What Is the Difference Between LLM-Based and Estimated Values?
Learn how estimated and LLM-based financial values are generated on North Data and why both may appear with an asterisk (*).
What are estimated values?
If a company does not publish certain financial KPIs, North Data may estimate them using available financial information from annual reports and other company data. These estimates are calculated using non-linear regression analysis, taking into account factors such as balance sheet figures, employees, and industry-specific parameters.
For more details on how revenue is estimated, please refer to our Help Center article.
What are LLM-based values?
LLM-based values are extracted automatically from financial reports using Large Language Models (LLMs).
Instead of calculating or forecasting a number, the LLM scans the narrative or free-text sections of annual reports and financial statements and identifies financial figures that are explicitly stated in the narrative text.
This approach allows North Data to identify additional financial figures such as:
-
Revenue
-
Pension provisions
-
Number of employees
How Does This Differ from Traditional NLP (Natural Language Processing)?

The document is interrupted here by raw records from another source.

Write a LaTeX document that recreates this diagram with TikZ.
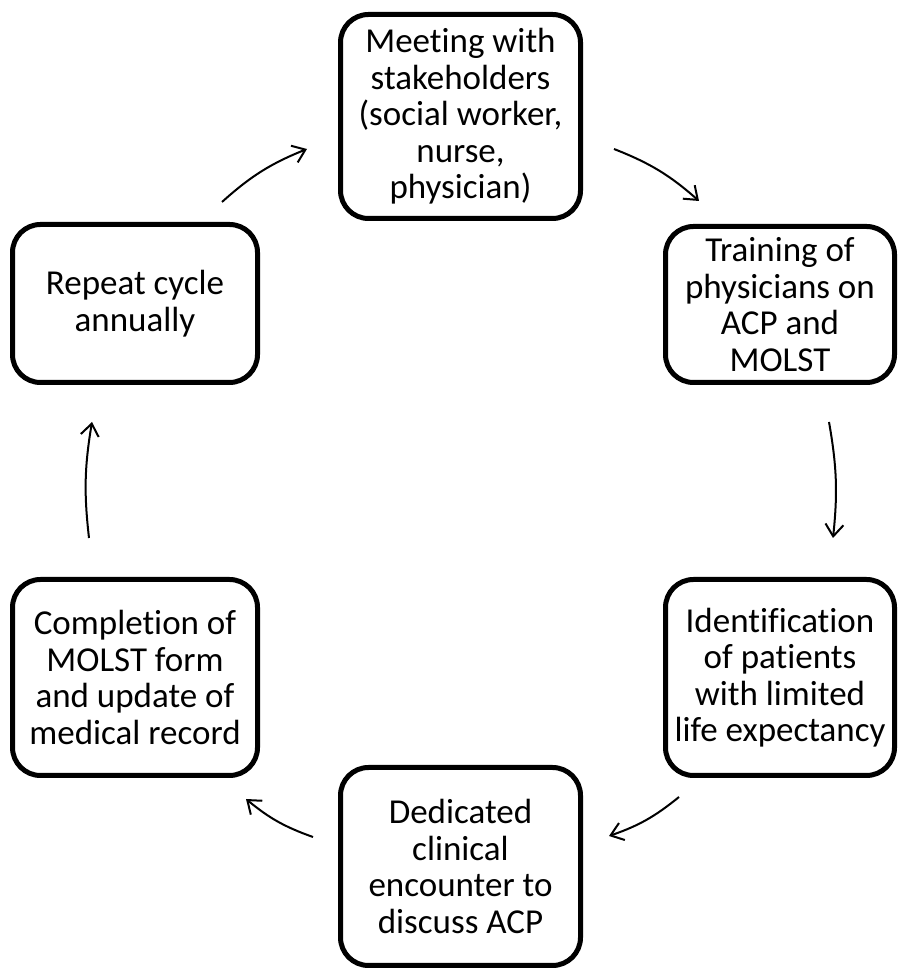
\documentclass[tikz,border=0pt]{standalone}
\usepackage{fontspec}
\setmainfont[Ligatures=NoCommon]{Carlito}
\usetikzlibrary{arrows.meta}

\begin{document}
\begin{tikzpicture}[x=1pt,y=1pt,
    stage/.style={draw=black, line width=5pt, rounded corners=28pt, align=center,
                  inner sep=0pt, font=\fontsize{35}{36.5}\selectfont},
    flow/.style={line width=2pt, -{Straight Barb[length=12pt,width=18pt]}}]

    \useasboundingbox (0,0) rectangle (900,971);

    % these are the stages of the cycle
    \node[stage, minimum width=240pt, minimum height=204pt] (meet) at (460.5,854.5)
        {Meeting with\\stakeholders\\(social worker,\\nurse,\\physician)};
    \node[stage, minimum width=229pt, minimum height=156pt] (train) at (780,666.5)
        {Training of\\physicians on\\ACP and\\MOLST};
    \node[stage, minimum width=229pt, minimum height=196pt] (ident) at (780,293.5)
        {Identification\\of patients\\with limited\\life expectancy};
    \node[stage, minimum width=240pt, minimum height=198pt] (dedic) at (460.5,104.5)
        {Dedicated\\clinical\\encounter to\\discuss ACP};
    \node[stage, minimum width=245pt, minimum height=196pt] (compl) at (135,293.5)
        {Completion of\\MOLST form\\and update of\\medical record};
    \node[stage, minimum width=245pt, minimum height=158pt] (rept) at (135,667.5)
        {Repeat cycle\\annually};

    % ends of the arrows between the stages
    \coordinate (rept-out) at (222,769);
    \coordinate (meet-in) at (307,822);
    \coordinate (meet-out) at (614,822);
    \coordinate (train-in) at (699,770);
    \coordinate (train-out) at (829,549);
    \coordinate (ident-in) at (833,433);
    \coordinate (ident-out) at (679,174);
    \coordinate (dedic-in) at (609,135);
    \coordinate (dedic-out) at (313,134);
    \coordinate (compl-in) at (246,172);
    \coordinate (compl-out) at (89,433);
    \coordinate (rept-in) at (92,549);

    \draw[flow] (rept-out) to[bend left=10] (meet-in);
    \draw[flow] (meet-out) to[bend left=10] (train-in);
    \draw[flow] (train-out) to[bend left=8] (ident-in);
    \draw[flow] (ident-out) to[bend left=10] (dedic-in);
    \draw[flow] (dedic-out) to[bend left=10] (compl-in);
    \draw[flow] (compl-out) to[bend left=8] (rept-in);

\end{tikzpicture}
\end{document}
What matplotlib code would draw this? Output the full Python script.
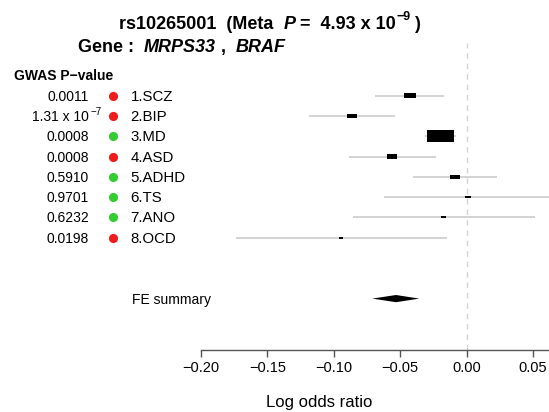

In some cases, financial figures appear in narrative sections (e.g. management reports or notes) rather than in structured tables such as the balance sheet or income statement.
While classical rule-based NLP may not reliably detect these values, the LLM can identify and extract financial figures even when they are embedded in free text.
For example: If a company mentions its revenue in the explanatory notes of an annual report, the LLM can detect and extract that exact number — even if it does not appear in a clearly structured table format.
Why are both marked with an asterisk (*)?
Both estimated and LLM-based values are marked with an asterisk (*) because they are considered unsafe values or indirect determinations.
This means the value was either:
-
Statistically Calculated or,
-
Automatically Extracted from Free-text.
Hovering the mouse pointer over the asterisk (*) displays additional information about how the value was determined.